Denpasar, Aktual.com – Majelis Desa Adat Provinsi Bali mengeluarkan surat penegasan agar pawai ogoh-ogoh saat Pangrupukan yang berkaitan dengan rangkaian Hari Suci Nyepi tahun 2022 tidak dilaksanakan.

“Mengingat saat ini kondisi COVID-19 di Bali belum dalam kondisi melandai, melainkan justru meningkat kembali secara ekstrem,” kata Bandesa Agung MDA Provinsi Bali Ida Pangelingsir Agung Putra Sukahet seperti dalam surat tertulisnya di Denpasar, Senin (14/2).

Surat penegasan dengan nomor 104/MDA-Prov Bali/II/2022 tertanggal 11 Februari 2022 itu merupakan penegasan terhadap Surat Edaran MDA Provinsi Bali, Nomor:009/SE/MDAPBali/XII/2021, tertanggal 22 Desember 2021.

Pada ketentuan pengaturan angka 1 pada SE MDA Bali pada 22 Desember 2021 itu tercantum bahwa pembuatan dan pawai ogoh-ogoh agar tetap mencermati kondisi dan situasi penularan “gering tumpur agung” COVID-19, dan memastikan sudah dalam kondisi yang melandai.

Selain itu, tidak ada kebijakan baru pemerintah pusat maupun pemerintah daerah terkait dengan pembatasan aktivitas.
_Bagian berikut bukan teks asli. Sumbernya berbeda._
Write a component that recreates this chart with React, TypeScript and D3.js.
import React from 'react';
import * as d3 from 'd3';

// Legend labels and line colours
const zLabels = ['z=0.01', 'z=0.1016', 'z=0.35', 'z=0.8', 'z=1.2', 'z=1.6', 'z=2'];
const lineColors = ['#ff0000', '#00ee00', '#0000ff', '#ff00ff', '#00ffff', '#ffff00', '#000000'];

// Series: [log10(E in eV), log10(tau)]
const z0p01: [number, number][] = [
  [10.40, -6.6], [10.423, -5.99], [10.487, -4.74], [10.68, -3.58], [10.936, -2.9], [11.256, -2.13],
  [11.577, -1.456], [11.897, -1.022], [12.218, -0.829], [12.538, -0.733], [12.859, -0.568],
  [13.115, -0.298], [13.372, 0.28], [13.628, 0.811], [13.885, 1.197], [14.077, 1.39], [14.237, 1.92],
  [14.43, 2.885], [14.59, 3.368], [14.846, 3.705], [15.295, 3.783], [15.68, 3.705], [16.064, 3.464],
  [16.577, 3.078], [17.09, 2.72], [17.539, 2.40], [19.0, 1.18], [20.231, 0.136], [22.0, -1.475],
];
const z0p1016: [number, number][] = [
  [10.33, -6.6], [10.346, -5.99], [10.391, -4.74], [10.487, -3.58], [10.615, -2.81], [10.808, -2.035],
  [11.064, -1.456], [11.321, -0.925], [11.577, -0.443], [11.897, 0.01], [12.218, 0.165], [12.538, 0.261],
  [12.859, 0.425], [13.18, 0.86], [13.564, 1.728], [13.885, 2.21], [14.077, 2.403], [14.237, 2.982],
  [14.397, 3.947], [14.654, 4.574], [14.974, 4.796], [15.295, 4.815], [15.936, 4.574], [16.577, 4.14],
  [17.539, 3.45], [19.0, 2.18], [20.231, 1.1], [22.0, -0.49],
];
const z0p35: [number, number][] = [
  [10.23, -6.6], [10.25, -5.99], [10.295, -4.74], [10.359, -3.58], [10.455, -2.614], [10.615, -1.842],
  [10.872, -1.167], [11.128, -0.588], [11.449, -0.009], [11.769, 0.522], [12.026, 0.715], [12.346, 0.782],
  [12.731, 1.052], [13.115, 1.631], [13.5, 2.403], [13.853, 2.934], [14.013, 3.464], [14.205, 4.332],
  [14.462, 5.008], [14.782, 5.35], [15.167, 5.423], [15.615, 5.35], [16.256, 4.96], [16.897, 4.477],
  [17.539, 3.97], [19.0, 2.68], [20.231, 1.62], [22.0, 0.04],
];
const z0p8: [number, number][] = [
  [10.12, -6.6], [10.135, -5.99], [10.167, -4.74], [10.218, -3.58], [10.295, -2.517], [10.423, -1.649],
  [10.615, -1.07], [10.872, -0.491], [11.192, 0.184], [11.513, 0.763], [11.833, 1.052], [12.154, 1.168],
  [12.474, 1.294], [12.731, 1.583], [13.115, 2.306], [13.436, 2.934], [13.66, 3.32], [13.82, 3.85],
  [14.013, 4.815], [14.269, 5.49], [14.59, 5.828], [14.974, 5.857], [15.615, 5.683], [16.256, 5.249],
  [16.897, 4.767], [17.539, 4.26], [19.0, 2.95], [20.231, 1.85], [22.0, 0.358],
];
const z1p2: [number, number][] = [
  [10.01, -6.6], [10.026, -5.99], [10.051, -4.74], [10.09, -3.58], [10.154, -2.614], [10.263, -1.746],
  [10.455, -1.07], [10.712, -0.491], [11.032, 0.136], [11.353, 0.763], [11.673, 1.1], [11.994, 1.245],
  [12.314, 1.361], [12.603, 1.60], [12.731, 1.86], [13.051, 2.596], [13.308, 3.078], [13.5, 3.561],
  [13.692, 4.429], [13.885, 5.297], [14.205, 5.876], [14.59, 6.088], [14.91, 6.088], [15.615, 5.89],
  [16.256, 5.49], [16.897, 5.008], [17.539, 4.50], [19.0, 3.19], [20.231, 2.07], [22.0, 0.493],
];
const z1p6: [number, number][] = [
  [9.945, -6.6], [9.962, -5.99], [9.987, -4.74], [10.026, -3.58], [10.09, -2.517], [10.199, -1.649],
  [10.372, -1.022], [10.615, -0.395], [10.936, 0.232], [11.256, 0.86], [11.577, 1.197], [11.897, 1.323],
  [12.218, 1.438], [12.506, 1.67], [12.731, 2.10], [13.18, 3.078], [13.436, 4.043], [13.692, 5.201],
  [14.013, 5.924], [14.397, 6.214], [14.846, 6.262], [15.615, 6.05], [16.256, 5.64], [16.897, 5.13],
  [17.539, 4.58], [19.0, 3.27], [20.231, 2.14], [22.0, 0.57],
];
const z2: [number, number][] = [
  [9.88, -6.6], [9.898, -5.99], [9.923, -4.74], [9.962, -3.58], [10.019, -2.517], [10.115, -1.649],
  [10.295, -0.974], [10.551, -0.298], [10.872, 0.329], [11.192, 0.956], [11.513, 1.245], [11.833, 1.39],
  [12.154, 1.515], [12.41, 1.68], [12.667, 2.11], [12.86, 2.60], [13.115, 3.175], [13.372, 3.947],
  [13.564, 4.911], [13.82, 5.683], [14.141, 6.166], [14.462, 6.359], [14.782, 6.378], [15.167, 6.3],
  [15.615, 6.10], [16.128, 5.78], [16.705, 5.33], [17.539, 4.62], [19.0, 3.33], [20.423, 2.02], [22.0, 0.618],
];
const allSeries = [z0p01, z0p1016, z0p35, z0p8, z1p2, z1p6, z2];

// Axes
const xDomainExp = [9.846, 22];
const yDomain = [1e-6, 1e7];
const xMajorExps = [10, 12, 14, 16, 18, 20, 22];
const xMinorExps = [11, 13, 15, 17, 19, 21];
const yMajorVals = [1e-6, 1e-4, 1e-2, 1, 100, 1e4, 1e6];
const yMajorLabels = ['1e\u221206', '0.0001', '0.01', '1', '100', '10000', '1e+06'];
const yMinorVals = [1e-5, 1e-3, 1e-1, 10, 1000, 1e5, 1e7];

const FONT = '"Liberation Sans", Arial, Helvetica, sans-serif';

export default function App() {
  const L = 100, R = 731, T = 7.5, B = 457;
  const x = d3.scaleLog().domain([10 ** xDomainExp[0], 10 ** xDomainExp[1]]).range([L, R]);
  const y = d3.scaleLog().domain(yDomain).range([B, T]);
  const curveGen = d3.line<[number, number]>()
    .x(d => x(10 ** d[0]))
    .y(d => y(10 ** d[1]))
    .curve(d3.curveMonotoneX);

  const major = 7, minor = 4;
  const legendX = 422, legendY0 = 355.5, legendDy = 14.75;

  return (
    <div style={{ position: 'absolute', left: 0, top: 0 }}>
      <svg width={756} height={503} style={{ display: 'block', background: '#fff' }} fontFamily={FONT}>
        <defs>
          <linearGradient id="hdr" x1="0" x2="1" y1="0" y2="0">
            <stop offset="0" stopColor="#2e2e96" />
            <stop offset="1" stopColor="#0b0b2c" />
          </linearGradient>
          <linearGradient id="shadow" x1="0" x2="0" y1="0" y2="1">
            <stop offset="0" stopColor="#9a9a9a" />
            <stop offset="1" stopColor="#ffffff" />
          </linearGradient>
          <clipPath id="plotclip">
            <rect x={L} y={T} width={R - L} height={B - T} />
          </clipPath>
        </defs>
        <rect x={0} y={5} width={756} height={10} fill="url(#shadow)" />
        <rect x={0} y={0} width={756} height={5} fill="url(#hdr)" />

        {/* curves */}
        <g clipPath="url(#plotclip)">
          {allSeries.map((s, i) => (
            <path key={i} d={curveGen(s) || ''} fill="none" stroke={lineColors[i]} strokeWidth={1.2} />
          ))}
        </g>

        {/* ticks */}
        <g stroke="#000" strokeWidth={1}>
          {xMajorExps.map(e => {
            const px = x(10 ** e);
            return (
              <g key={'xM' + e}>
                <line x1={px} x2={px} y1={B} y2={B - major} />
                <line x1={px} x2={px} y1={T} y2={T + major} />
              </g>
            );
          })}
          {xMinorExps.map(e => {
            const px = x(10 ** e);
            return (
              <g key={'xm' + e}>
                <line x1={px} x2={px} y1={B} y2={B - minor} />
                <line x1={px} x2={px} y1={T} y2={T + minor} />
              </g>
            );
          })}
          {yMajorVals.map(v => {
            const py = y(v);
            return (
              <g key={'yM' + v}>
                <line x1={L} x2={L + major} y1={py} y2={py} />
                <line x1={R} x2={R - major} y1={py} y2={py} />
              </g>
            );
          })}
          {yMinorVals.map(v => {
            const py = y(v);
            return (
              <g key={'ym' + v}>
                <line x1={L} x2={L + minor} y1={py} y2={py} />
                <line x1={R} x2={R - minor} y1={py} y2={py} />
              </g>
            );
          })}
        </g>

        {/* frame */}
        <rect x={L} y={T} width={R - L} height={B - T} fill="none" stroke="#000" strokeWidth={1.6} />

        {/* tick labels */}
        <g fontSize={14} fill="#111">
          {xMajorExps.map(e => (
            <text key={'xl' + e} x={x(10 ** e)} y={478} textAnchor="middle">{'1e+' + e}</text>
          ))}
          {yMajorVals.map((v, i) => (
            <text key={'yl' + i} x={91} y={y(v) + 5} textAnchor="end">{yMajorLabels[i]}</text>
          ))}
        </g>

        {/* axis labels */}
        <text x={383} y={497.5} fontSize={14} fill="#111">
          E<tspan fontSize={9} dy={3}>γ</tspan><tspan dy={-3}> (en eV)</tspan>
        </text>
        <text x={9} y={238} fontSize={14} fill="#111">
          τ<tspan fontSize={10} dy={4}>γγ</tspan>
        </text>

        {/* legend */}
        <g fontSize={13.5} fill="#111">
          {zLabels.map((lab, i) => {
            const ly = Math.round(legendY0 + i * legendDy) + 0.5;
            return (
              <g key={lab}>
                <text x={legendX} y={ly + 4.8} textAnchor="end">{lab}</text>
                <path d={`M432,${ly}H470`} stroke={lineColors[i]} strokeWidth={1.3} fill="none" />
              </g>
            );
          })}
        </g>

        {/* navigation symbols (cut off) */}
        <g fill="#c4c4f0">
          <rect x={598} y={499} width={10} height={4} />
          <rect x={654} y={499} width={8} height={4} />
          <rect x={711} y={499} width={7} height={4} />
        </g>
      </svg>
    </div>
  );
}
Sukahet dalam suratnya juga menyampaikan, selain kondisi COVID-19 yang belum melandai, juga telah ada kebijakan baru dari pemerintah seperti status Bali dinaikkan dari PPKM Level 2 menjadi Level 3, dan kembali diberlakukan pembatasan kerumunan.

“Maka dengan sendirinya berarti pawai ogoh-ogoh saat Pangrupukan yang berkaitan dengan rangkaian Hari Suci Nyepi, Tahun Baru Isaka 1944 tidak dilaksanakan,” ucapnya.

Selain itu, rangkaian kegiatan Malasti, Tawur Kasanga serangkaian Nyepi yang jatuh pada 3 Maret 2022 itu dilaksanakan dengan memperhatikan sejumlah hal.

Pertama, bagi desa adat yang wilayahnya berdekatan dengan segara (laut), ritual melasti di pantai; kemudian malasti di danau yang wilayahnya berdekatan dengan danau, dan yang wilayahnya berdekatan dengan campuhan (muara), malasti di campuhan. Di samping itu, bagi desa adat yang memiliki Beji dan/atau Pura Beji, malasti di Beji.

“Bagi desa dat yang tidak melaksanakan Malasti karena wilayahnya berjauhan dengan sumber-sumber air tersebut, dapat Malasti dengan cara Ngubeng atau Ngayat dari Pura setempat,” ucap Sukahet.
​​​​​​
Selanjutnya membatasi jumlah peserta yang ikut dalam prosesi upacara Malasti paling banyak 50 orang,

Kemudian dilarang memakai/membunyikan petasan/mercon dan sejenisnya dan bagi krama (warga) desa adat yang sakit atau merasa kurang sehat, agar tidak mengikuti rangkaian upacara.